Adrian Rawlins, por sua vez, traz um equilíbrio perfeito entre determinação e vulnerabilidade. Sua interpretação de Arthur Kidd é essencial para que o público se conecte emocionalmente com a história, sentindo cada momento de medo e empatia por sua situação.
A Atmosfera: Um Trabalho de Arte Gótica
Herbert Wise e sua equipe criaram um ambiente que é, ao mesmo tempo, realista e surreal. Locais autênticos, como a Ilha Osea em Essex, conferem verossimilhança à produção. O design de som é outra joia do filme: desde os gritos angustiantes até os sussurros distantes, cada elemento sonoro contribui para a criação de uma atmosfera de desconforto.
A trilha sonora, composta por Rachel Portman, utiliza flautas celestes e dissonâncias para transmitir a turbulência emocional de Jennet. Segundo Portman, “o som é simples, mas assustador. O uso comedido de música amplifica o impacto dos momentos-chave.”
A Herança Cultural e o Culto ao Filme
Embora tenha sido um sucesso instantâneo, A Mulher de Preto ficou fora de circulação por anos devido a questões de direitos autorais. Esse período de obscuridade só aumentou o status cult do filme, com cópias VHS se tornando itens de colecionador. Hoje, o filme está disponível em plataformas de streaming, permitindo que novas gerações experienciam seu poder.

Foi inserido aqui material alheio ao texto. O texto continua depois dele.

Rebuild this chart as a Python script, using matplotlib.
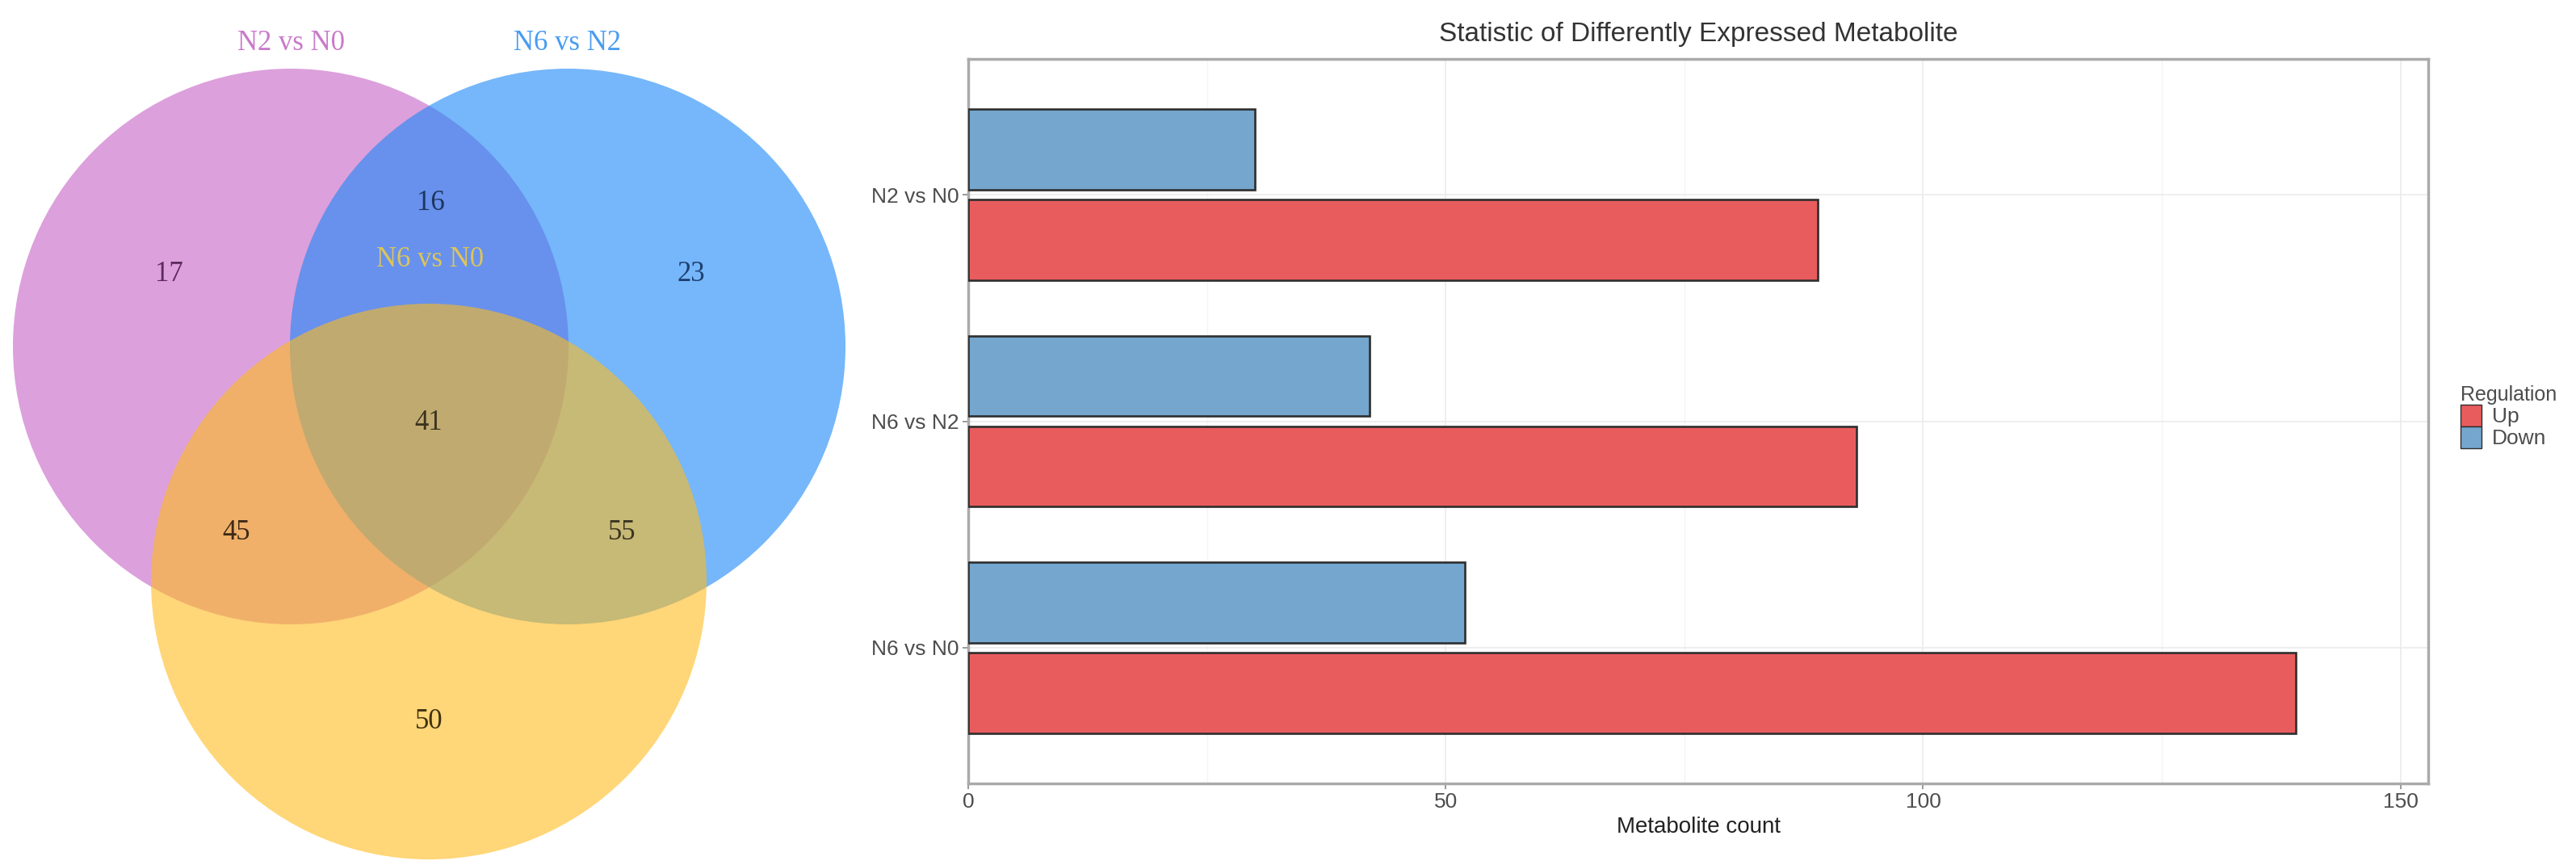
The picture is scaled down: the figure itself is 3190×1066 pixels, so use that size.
import numpy as np
import matplotlib
matplotlib.use('Agg')
import matplotlib.pyplot as plt
from matplotlib.patches import Circle, Patch

# venn data (three comparisons)
venn_names = ['N2 vs N0', 'N6 vs N2', 'N6 vs N0']
only_a, only_b, only_c = 17, 23, 50
ab, ac, bc, abc = 16, 45, 55, 41

# bar data
groups = ['N2 vs N0', 'N6 vs N2', 'N6 vs N0']
up_counts = [89, 93, 139]
down_counts = [30, 42, 52]

W, H = 3190, 1066
fig = plt.figure(figsize=(W / 100, H / 100), dpi=100, facecolor='white')

# ---------- venn ----------
axv = fig.add_axes([0, 0, 1100 / W, 1])
axv.set_xlim(0, 1100)
axv.set_ylim(1066, 0)
axv.axis('off')

r = 344
centers = [(360, 429), (703, 429), (531, 720)]
fills = ['#c661c6', '#1987f7', '#ffbc1e']
for (cx, cy), c in zip(centers, fills):
    axv.add_patch(Circle((cx, cy), r, facecolor=c, edgecolor='none', alpha=0.6))

serif = ['Liberation Serif', 'DejaVu Serif']
fs = 25
name_pos = [(361, 53), (702, 53), (533, 321)]
name_col = ['#c97ac9', '#4a9cf0', '#dcc45c']
for name, (x, y), c in zip(venn_names, name_pos, name_col):
    axv.text(x, y, name, ha='center', va='center', fontsize=fs, color=c, family=serif)

counts = [only_a, ab, only_b, abc, ac, bc, only_c]
cpos = [(209, 339), (533, 251), (856, 339), (531, 523), (293, 660), (770, 660), (531, 893)]
ccol = ['#5e2b5e', '#1e3560', '#1f3f70', '#3b3320', '#3f2a15', '#3a3520', '#3f3010']
for n, (x, y), c in zip(counts, cpos, ccol):
    axv.text(x, y, str(n), ha='center', va='center', fontsize=fs, color=c, family=serif)

# ---------- bar chart ----------
sans = ['Liberation Sans', 'DejaVu Sans']
ax = fig.add_axes([1199 / W, 1 - 970 / H, (3007 - 1199) / W, (970 - 73) / H])
ypos = np.array([3, 2, 1])
bh = 0.355
red = '#e95c5e'
blue = '#74a6ce'
edge = '#2e2e2e'
ax.barh(ypos - 0.2, up_counts, height=bh, color=red, edgecolor=edge, linewidth=1.9, zorder=3)
ax.barh(ypos + 0.2, down_counts, height=bh, color=blue, edgecolor=edge, linewidth=1.9, zorder=3)

ax.set_xlim(0, 152.9)
ax.set_ylim(0.4, 3.6)
ax.set_xticks([0, 50, 100, 150])
ax.set_xticks([25, 75, 125], minor=True)
ax.set_yticks(ypos)
ax.set_yticklabels(groups)
ax.grid(which='major', color='#ebebeb', linewidth=1.2, zorder=0)
ax.grid(which='minor', axis='x', color='#f4f4f4', linewidth=1.0, zorder=0)
ax.tick_params(which='minor', length=0)
ax.tick_params(which='major', length=5, width=1.2, color='#888888', labelsize=19,
               labelcolor='#4d4d4d', pad=3)
for lab in ax.get_xticklabels() + ax.get_yticklabels():
    lab.set_family(sans)
for s in ax.spines.values():
    s.set_color('#aaaaaa')
    s.set_linewidth(2.5)

ax.set_title('Statistic of Differently Expressed Metabolite', fontsize=24, color='#333333',
             family=sans, pad=16)
ax.set_xlabel('Metabolite count', fontsize=20, color='#222222', family=sans, labelpad=4)

handles = [Patch(facecolor=red, edgecolor=edge, label='Up'),
           Patch(facecolor=blue, edgecolor=edge, label='Down')]
leg = fig.legend(handles=handles, title='Regulation', loc='upper left',
                 bbox_to_anchor=(3036 / W, 1 - 466 / H), frameon=False,
                 prop={'family': sans, 'size': 19}, title_fontproperties={'family': sans, 'size': 18},
                 handlelength=1.0, handleheight=1.2, labelspacing=0.0, handletextpad=0.5,
                 borderaxespad=0, alignment='left', labelcolor='#4d4d4d')
leg.get_title().set_color('#4d4d4d')

fig.savefig('out.png', dpi=100, facecolor='white')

Além disso, a história de Janet Goss transcende a tela. O romance de Susan Hill é amplamente estudado em escolas britânicas, e a adaptação teatral da obra foi uma das mais longas em cartaz no West End de Londres. Em 2012, uma nova versão cinematográfica estrelada por Daniel Radcliffe tentou modernizar a narrativa, mas foi amplamente criticada por perder a nuance e a profundidade emocional que tornaram a produção de 1989 tão marcante.

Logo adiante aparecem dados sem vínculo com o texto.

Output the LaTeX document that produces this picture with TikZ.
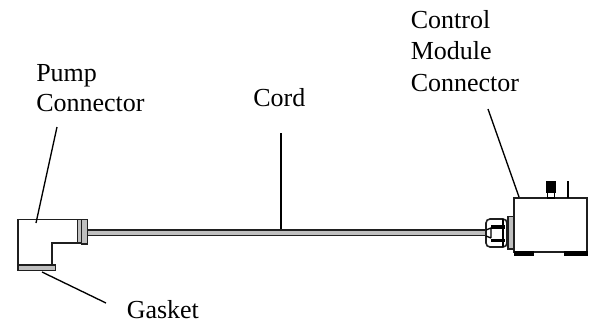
\documentclass[tikz,border=0pt]{standalone}
\usepackage{fontspec}
\setmainfont{Liberation Serif}
\definecolor{cgray}{gray}{0.75}
\tikzset{
  lbl/.style={align=left,anchor=north west,inner sep=0pt,font=\fontsize{19.5}{#1}\selectfont},
  lead/.style={line width=1pt,black},
  partline/.style={line width=1.2pt,draw=black!88,line join=miter}
}
\begin{document}
\begin{tikzpicture}[x=0.75pt,y=-0.75pt]
\useasboundingbox (0,0) rectangle (595,322);
% text
\node[lbl=22pt] (pump) at (36,64.5) {Pump\\Connector};
\node[lbl=22pt] (cord) at (253,88) {Cord};
\node[lbl=22pt] (gasket) at (126.5,300) {Gasket};
\node[lbl=23.6pt] (ctrl) at (410.5,10) {Control\\Module\\Connector};
% cord
\fill[cgray] (88,230) rectangle (486,236);
\draw[line width=1pt,black!88] (88,230) -- (486,230);
\draw[line width=1pt,black!88] (88,235.7) -- (486,235.7);
% pump connector
\draw[partline] (18,219.5) -- (87.5,219.5) -- (87.5,243) -- (52,243) -- (52,265) -- (18,265) -- cycle;
\draw[partline,fill=cgray] (18,265) rectangle (55.5,270.5);
\draw[partline,fill=cgray] (77.5,219.5) rectangle (81.5,243);
\draw[partline,fill=cgray] (81.5,219.5) rectangle (87.5,244);
% control module
\draw[partline,line width=1.5pt] (514,198) rectangle (587,252);
\fill[black] (513.5,251) rectangle (534,255.5);
\fill[black] (564,251) rectangle (587.7,255.5);
% pins
\fill[black] (546,181) rectangle (556,193);
\draw[line width=1.1pt] (547.5,191) rectangle (554.5,198);
\draw[line width=1.3pt] (568,181) -- (568,198);
% gland
\draw[partline,fill=cgray] (508,216.5) rectangle (514,249);
\draw[partline,rounded corners=3pt] (486,219) -- (507,219) -- (507,247) -- (486,247) -- cycle;
\draw[line width=1pt] (491,228) -- (491,238) (486,230) -- (491,228) (486,236) -- (491,238);
\fill[black] (491,225) rectangle (505,228.5);
\fill[black] (491,238.5) rectangle (505,242);
\draw[line width=1pt] (503,219) -- (503,247);
% leaders
\coordinate (a1) at (36,223);
\coordinate (a2) at (57,127);
\coordinate (b1) at (42,272);
\coordinate (b2) at (106,303);
\coordinate (c1) at (281,133);
\coordinate (c2) at (281,229);
\coordinate (d1) at (488,109);
\coordinate (d2) at (519,197);
\draw[lead] (a1) -- (a2);
\draw[lead] (b1) -- (b2);
\draw[lead] (c1) -- (c2);
\draw[lead] (d1) -- (d2);
\end{tikzpicture}
\end{document}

Por Que Ainda Falamos Sobre Esse Filme?
O legado de A Mulher de Preto de 1989 reside em sua capacidade de capturar os medos mais primordiais da humanidade: a perda, o rancor e o desconhecido. É uma obra que entende que o horror mais eficaz é aquele que acontece na mente do espectador. Não há efeitos especiais elaborados; tudo é construído por meio de atuações brilhantes, direção cuidadosa e uma atmosfera inquietante.
Como observou o próprio diretor Herbert Wise: “O horror na mente do público é sempre mais aterrorizante do que qualquer coisa que possamos mostrar na tela.” E essa abordagem continua a ressoar, especialmente em uma época do ano em que o passado e o presente se encontram, e as fronteiras entre o real e o sobrenatural parecem especialmente tênues.
Bom, no Brasil tivemos outros personagens como a loira do banheiro.